(Charts and diagrams as code)
====================
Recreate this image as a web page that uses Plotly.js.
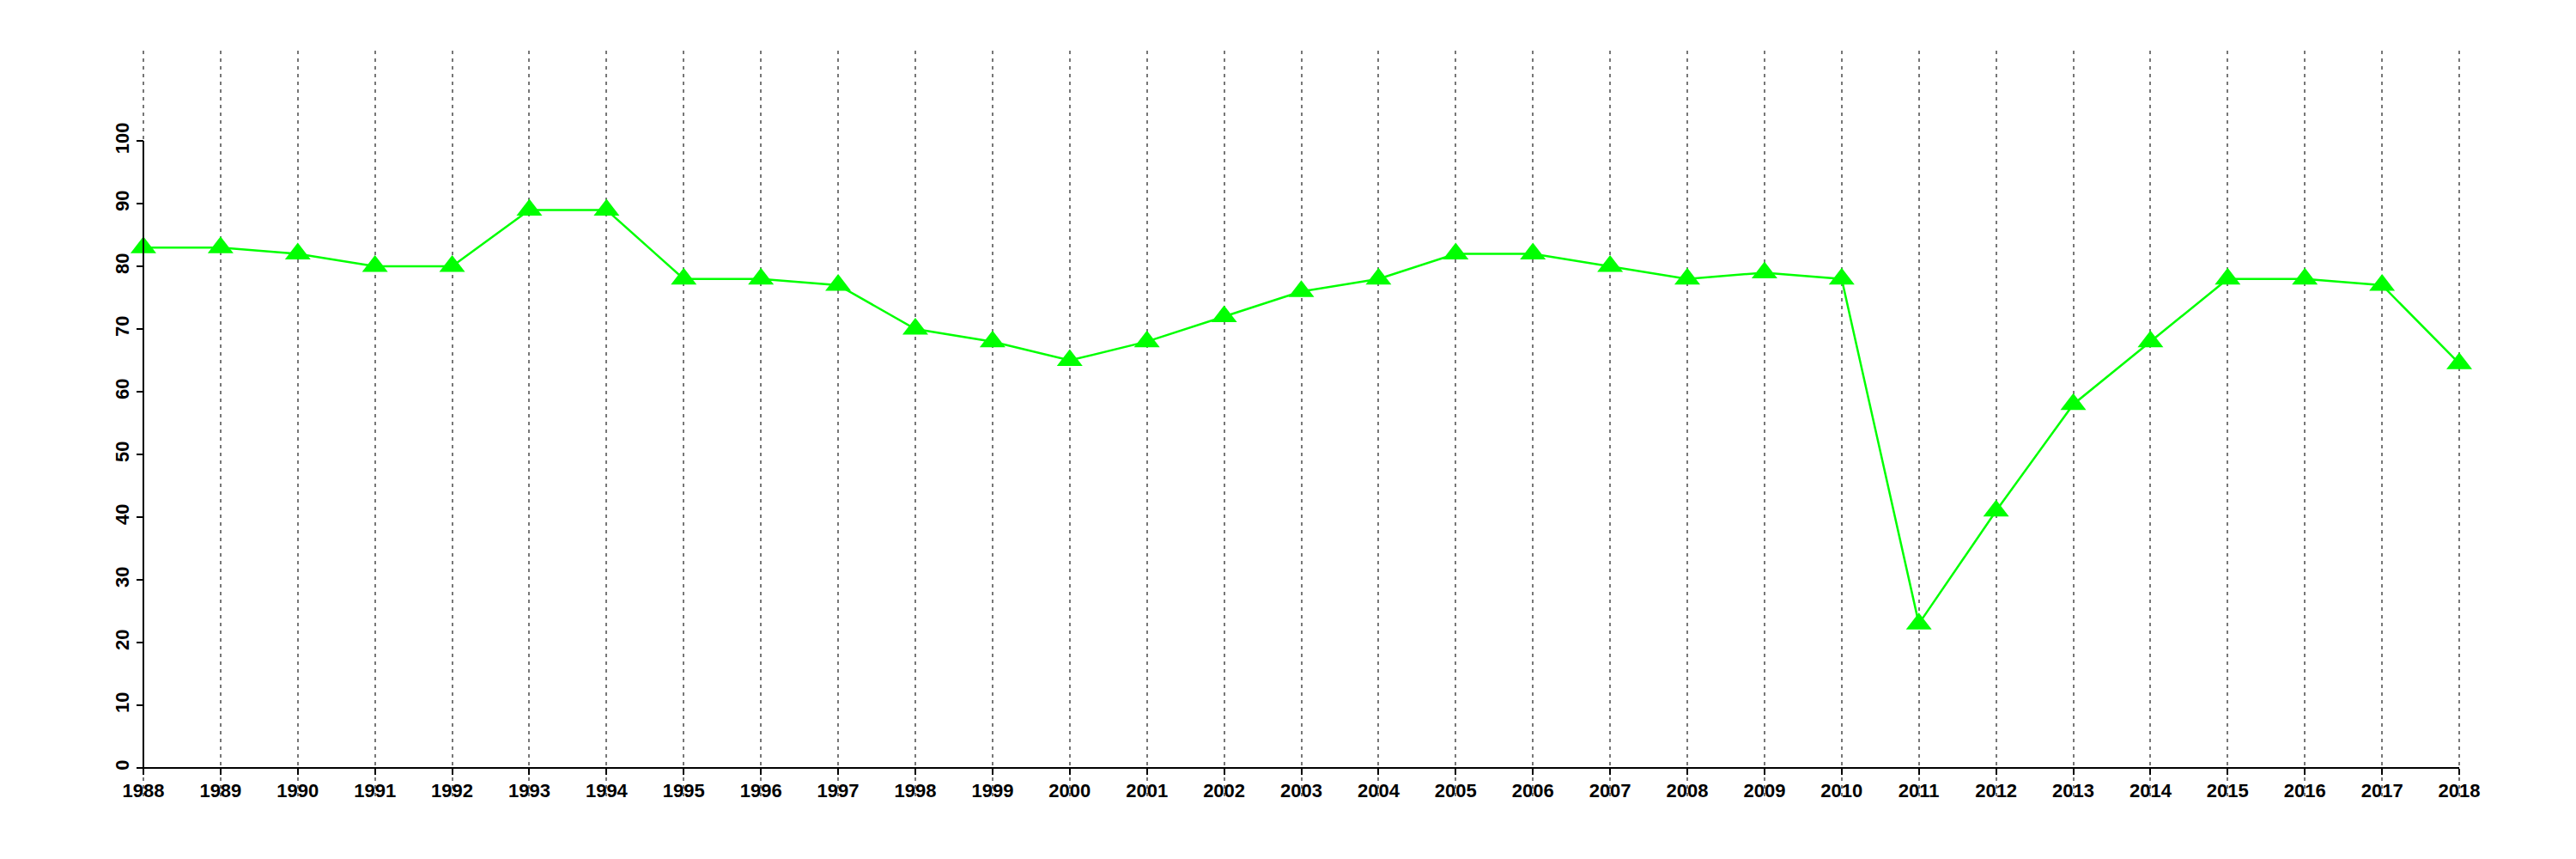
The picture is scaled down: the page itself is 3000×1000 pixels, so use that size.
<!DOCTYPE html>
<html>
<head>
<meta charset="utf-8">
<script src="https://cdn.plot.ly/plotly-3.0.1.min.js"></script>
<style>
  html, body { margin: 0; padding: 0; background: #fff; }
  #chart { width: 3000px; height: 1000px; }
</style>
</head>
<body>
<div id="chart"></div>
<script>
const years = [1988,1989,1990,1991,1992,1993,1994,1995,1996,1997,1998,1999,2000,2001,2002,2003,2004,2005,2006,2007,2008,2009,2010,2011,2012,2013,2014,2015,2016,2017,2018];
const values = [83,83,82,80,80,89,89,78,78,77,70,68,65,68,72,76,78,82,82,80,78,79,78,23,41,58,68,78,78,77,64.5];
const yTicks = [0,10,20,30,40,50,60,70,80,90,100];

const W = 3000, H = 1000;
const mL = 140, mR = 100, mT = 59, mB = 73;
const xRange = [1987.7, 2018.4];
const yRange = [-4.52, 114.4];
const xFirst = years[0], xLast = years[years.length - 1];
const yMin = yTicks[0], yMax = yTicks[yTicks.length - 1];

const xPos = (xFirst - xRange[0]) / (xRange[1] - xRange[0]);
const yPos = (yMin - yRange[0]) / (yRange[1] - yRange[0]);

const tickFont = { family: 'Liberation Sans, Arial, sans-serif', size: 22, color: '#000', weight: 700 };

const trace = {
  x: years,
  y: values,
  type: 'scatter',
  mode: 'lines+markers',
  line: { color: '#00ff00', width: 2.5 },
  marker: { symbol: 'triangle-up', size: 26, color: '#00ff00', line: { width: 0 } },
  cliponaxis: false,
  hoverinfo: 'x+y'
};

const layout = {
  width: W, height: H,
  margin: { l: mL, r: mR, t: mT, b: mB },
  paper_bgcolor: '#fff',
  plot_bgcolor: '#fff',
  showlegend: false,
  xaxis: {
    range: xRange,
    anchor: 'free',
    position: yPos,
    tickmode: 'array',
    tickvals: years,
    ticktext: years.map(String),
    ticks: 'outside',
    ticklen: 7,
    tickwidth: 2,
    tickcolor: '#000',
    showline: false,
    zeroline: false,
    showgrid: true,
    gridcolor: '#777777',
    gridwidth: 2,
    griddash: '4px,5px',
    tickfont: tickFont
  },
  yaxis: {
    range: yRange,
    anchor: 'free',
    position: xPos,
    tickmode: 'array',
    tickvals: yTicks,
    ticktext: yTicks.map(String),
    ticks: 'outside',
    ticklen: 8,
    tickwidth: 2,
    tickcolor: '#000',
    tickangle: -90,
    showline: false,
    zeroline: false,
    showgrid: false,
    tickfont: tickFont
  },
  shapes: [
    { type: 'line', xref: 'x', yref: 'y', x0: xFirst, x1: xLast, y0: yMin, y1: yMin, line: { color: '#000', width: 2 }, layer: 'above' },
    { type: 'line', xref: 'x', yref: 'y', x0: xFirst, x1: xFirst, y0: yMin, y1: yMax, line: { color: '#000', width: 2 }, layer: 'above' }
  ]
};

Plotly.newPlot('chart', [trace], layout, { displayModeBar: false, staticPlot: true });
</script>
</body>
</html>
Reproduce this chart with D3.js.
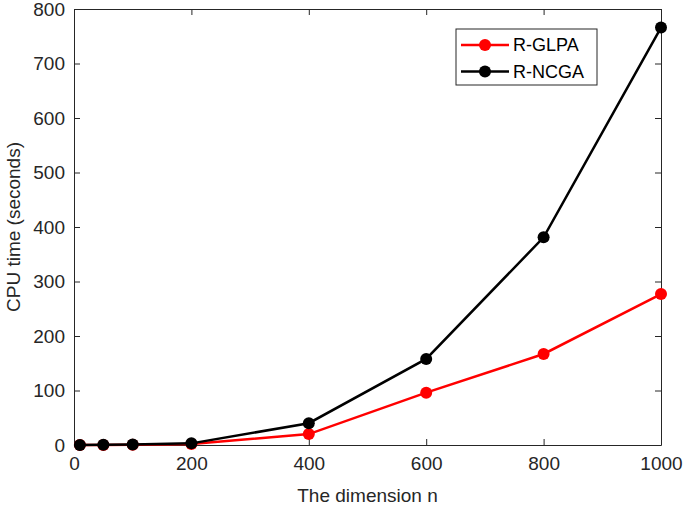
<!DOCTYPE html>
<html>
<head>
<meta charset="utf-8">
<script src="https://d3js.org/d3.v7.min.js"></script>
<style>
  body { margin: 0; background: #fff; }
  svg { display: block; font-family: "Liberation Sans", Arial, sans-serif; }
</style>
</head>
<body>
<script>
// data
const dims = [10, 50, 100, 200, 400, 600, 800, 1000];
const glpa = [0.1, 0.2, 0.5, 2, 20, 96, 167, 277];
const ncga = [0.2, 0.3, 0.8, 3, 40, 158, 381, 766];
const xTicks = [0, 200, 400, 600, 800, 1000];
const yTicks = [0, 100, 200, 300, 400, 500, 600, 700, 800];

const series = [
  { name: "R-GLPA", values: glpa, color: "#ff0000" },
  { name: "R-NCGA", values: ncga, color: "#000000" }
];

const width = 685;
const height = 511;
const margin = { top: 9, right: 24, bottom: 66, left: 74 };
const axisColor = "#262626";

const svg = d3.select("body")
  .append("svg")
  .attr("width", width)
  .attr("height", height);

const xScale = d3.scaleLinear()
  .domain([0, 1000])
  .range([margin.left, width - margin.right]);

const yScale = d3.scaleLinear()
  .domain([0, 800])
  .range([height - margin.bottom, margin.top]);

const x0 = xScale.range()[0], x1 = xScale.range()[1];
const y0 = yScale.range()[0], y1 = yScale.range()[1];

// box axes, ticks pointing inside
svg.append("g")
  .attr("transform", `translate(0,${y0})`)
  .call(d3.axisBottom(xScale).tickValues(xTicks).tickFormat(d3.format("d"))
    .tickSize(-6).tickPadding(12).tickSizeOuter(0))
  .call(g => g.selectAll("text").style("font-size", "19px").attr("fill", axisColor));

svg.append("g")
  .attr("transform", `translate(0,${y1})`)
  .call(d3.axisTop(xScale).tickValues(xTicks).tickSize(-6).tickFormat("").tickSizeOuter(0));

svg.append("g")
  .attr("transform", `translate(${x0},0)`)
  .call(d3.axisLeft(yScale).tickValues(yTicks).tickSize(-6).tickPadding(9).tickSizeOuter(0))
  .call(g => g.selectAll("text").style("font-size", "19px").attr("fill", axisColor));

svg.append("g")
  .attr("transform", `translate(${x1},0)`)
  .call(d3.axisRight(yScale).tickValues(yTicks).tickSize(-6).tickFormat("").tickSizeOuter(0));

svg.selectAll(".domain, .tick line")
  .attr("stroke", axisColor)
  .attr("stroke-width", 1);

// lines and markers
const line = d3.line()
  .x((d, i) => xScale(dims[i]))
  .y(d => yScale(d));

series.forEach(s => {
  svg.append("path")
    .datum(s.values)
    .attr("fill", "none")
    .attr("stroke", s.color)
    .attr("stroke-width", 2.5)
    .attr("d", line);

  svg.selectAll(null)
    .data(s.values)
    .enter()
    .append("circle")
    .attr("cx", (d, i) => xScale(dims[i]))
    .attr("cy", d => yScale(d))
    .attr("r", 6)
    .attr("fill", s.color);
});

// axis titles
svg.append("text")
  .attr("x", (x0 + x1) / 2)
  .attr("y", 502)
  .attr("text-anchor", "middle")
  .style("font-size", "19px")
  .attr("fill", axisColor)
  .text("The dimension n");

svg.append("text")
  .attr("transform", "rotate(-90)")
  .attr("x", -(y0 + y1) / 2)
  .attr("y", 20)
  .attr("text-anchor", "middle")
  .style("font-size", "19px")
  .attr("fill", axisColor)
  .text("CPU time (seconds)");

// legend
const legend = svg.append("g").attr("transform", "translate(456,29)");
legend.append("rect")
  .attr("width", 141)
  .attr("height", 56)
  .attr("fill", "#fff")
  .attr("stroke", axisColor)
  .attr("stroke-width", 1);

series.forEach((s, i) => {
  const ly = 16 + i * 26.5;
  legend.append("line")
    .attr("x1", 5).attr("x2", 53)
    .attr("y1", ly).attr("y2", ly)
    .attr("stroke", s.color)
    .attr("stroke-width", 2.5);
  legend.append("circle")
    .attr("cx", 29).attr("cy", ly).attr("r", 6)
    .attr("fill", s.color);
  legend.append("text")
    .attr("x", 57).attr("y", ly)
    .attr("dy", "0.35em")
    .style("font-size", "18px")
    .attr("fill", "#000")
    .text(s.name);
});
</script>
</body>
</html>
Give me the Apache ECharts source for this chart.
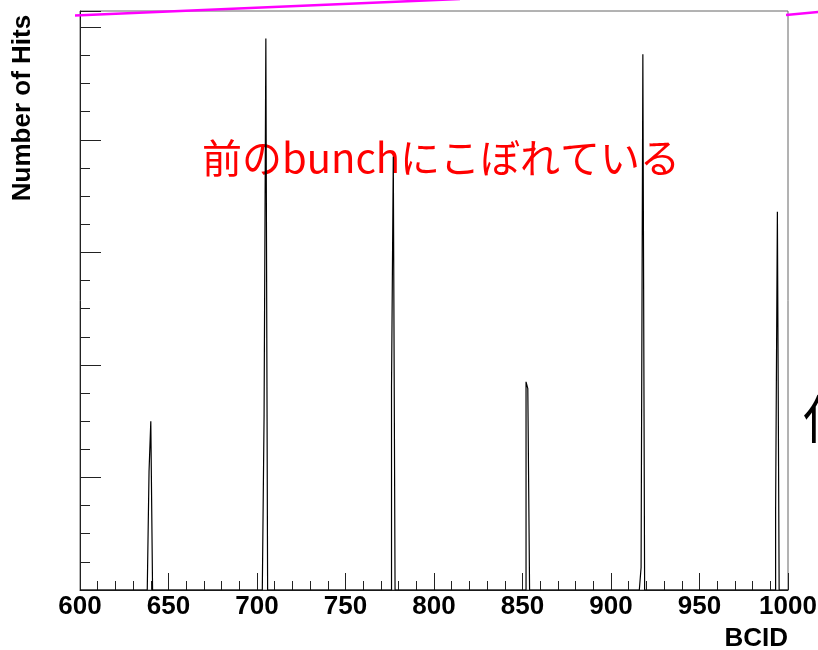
====================
◆ Problem details: Make an exact copy of every entry above, minus the images.

◆ Written reply:
Recreate this image as a web page that uses Plotly.js.
The picture is scaled down: the page itself is 3000×1000 pixels, so use that size.
<!DOCTYPE html>
<html>
<head>
<meta charset="utf-8">
<script src="https://cdn.plot.ly/plotly-3.0.1.min.js"></script>
<style>
  html, body { margin: 0; padding: 0; background: #fff; }
  #chart { width: 3000px; height: 1000px; }
</style>
</head>
<body>
<div id="chart"></div>
<script>
const years = [1988,1989,1990,1991,1992,1993,1994,1995,1996,1997,1998,1999,2000,2001,2002,2003,2004,2005,2006,2007,2008,2009,2010,2011,2012,2013,2014,2015,2016,2017,2018];
const values = [83,83,82,80,80,89,89,78,78,77,70,68,65,68,72,76,78,82,82,80,78,79,78,23,41,58,68,78,78,77,64.5];
const yTicks = [0,10,20,30,40,50,60,70,80,90,100];

const W = 3000, H = 1000;
const mL = 140, mR = 100, mT = 59, mB = 73;
const xRange = [1987.7, 2018.4];
const yRange = [-4.52, 114.4];
const xFirst = years[0], xLast = years[years.length - 1];
const yMin = yTicks[0], yMax = yTicks[yTicks.length - 1];

const xPos = (xFirst - xRange[0]) / (xRange[1] - xRange[0]);
const yPos = (yMin - yRange[0]) / (yRange[1] - yRange[0]);

const tickFont = { family: 'Liberation Sans, Arial, sans-serif', size: 22, color: '#000', weight: 700 };

const trace = {
  x: years,
  y: values,
  type: 'scatter',
  mode: 'lines+markers',
  line: { color: '#00ff00', width: 2.5 },
  marker: { symbol: 'triangle-up', size: 26, color: '#00ff00', line: { width: 0 } },
  cliponaxis: false,
  hoverinfo: 'x+y'
};

const layout = {
  width: W, height: H,
  margin: { l: mL, r: mR, t: mT, b: mB },
  paper_bgcolor: '#fff',
  plot_bgcolor: '#fff',
  showlegend: false,
  xaxis: {
    range: xRange,
    anchor: 'free',
    position: yPos,
    tickmode: 'array',
    tickvals: years,
    ticktext: years.map(String),
    ticks: 'outside',
    ticklen: 7,
    tickwidth: 2,
    tickcolor: '#000',
    showline: false,
    zeroline: false,
    showgrid: true,
    gridcolor: '#777777',
    gridwidth: 2,
    griddash: '4px,5px',
    tickfont: tickFont
  },
  yaxis: {
    range: yRange,
    anchor: 'free',
    position: xPos,
    tickmode: 'array',
    tickvals: yTicks,
    ticktext: yTicks.map(String),
    ticks: 'outside',
    ticklen: 8,
    tickwidth: 2,
    tickcolor: '#000',
    tickangle: -90,
    showline: false,
    zeroline: false,
    showgrid: false,
    tickfont: tickFont
  },
  shapes: [
    { type: 'line', xref: 'x', yref: 'y', x0: xFirst, x1: xLast, y0: yMin, y1: yMin, line: { color: '#000', width: 2 }, layer: 'above' },
    { type: 'line', xref: 'x', yref: 'y', x0: xFirst, x1: xFirst, y0: yMin, y1: yMax, line: { color: '#000', width: 2 }, layer: 'above' }
  ]
};

Plotly.newPlot('chart', [trace], layout, { displayModeBar: false, staticPlot: true });
</script>
</body>
</html>
Reproduce this chart with D3.js.
<!DOCTYPE html>
<html>
<head>
<meta charset="utf-8">
<script src="https://d3js.org/d3.v7.min.js"></script>
<style>
  body { margin: 0; background: #fff; }
  svg { display: block; font-family: "Liberation Sans", Arial, sans-serif; }
</style>
</head>
<body>
<script>
// data
const dims = [10, 50, 100, 200, 400, 600, 800, 1000];
const glpa = [0.1, 0.2, 0.5, 2, 20, 96, 167, 277];
const ncga = [0.2, 0.3, 0.8, 3, 40, 158, 381, 766];
const xTicks = [0, 200, 400, 600, 800, 1000];
const yTicks = [0, 100, 200, 300, 400, 500, 600, 700, 800];

const series = [
  { name: "R-GLPA", values: glpa, color: "#ff0000" },
  { name: "R-NCGA", values: ncga, color: "#000000" }
];

const width = 685;
const height = 511;
const margin = { top: 9, right: 24, bottom: 66, left: 74 };
const axisColor = "#262626";

const svg = d3.select("body")
  .append("svg")
  .attr("width", width)
  .attr("height", height);

const xScale = d3.scaleLinear()
  .domain([0, 1000])
  .range([margin.left, width - margin.right]);

const yScale = d3.scaleLinear()
  .domain([0, 800])
  .range([height - margin.bottom, margin.top]);

const x0 = xScale.range()[0], x1 = xScale.range()[1];
const y0 = yScale.range()[0], y1 = yScale.range()[1];

// box axes, ticks pointing inside
svg.append("g")
  .attr("transform", `translate(0,${y0})`)
  .call(d3.axisBottom(xScale).tickValues(xTicks).tickFormat(d3.format("d"))
    .tickSize(-6).tickPadding(12).tickSizeOuter(0))
  .call(g => g.selectAll("text").style("font-size", "19px").attr("fill", axisColor));

svg.append("g")
  .attr("transform", `translate(0,${y1})`)
  .call(d3.axisTop(xScale).tickValues(xTicks).tickSize(-6).tickFormat("").tickSizeOuter(0));

svg.append("g")
  .attr("transform", `translate(${x0},0)`)
  .call(d3.axisLeft(yScale).tickValues(yTicks).tickSize(-6).tickPadding(9).tickSizeOuter(0))
  .call(g => g.selectAll("text").style("font-size", "19px").attr("fill", axisColor));

svg.append("g")
  .attr("transform", `translate(${x1},0)`)
  .call(d3.axisRight(yScale).tickValues(yTicks).tickSize(-6).tickFormat("").tickSizeOuter(0));

svg.selectAll(".domain, .tick line")
  .attr("stroke", axisColor)
  .attr("stroke-width", 1);

// lines and markers
const line = d3.line()
  .x((d, i) => xScale(dims[i]))
  .y(d => yScale(d));

series.forEach(s => {
  svg.append("path")
    .datum(s.values)
    .attr("fill", "none")
    .attr("stroke", s.color)
    .attr("stroke-width", 2.5)
    .attr("d", line);

  svg.selectAll(null)
    .data(s.values)
    .enter()
    .append("circle")
    .attr("cx", (d, i) => xScale(dims[i]))
    .attr("cy", d => yScale(d))
    .attr("r", 6)
    .attr("fill", s.color);
});

// axis titles
svg.append("text")
  .attr("x", (x0 + x1) / 2)
  .attr("y", 502)
  .attr("text-anchor", "middle")
  .style("font-size", "19px")
  .attr("fill", axisColor)
  .text("The dimension n");

svg.append("text")
  .attr("transform", "rotate(-90)")
  .attr("x", -(y0 + y1) / 2)
  .attr("y", 20)
  .attr("text-anchor", "middle")
  .style("font-size", "19px")
  .attr("fill", axisColor)
  .text("CPU time (seconds)");

// legend
const legend = svg.append("g").attr("transform", "translate(456,29)");
legend.append("rect")
  .attr("width", 141)
  .attr("height", 56)
  .attr("fill", "#fff")
  .attr("stroke", axisColor)
  .attr("stroke-width", 1);

series.forEach((s, i) => {
  const ly = 16 + i * 26.5;
  legend.append("line")
    .attr("x1", 5).attr("x2", 53)
    .attr("y1", ly).attr("y2", ly)
    .attr("stroke", s.color)
    .attr("stroke-width", 2.5);
  legend.append("circle")
    .attr("cx", 29).attr("cy", ly).attr("r", 6)
    .attr("fill", s.color);
  legend.append("text")
    .attr("x", 57).attr("y", ly)
    .attr("dy", "0.35em")
    .style("font-size", "18px")
    .attr("fill", "#000")
    .text(s.name);
});
</script>
</body>
</html>
Give me the Apache ECharts source for this chart.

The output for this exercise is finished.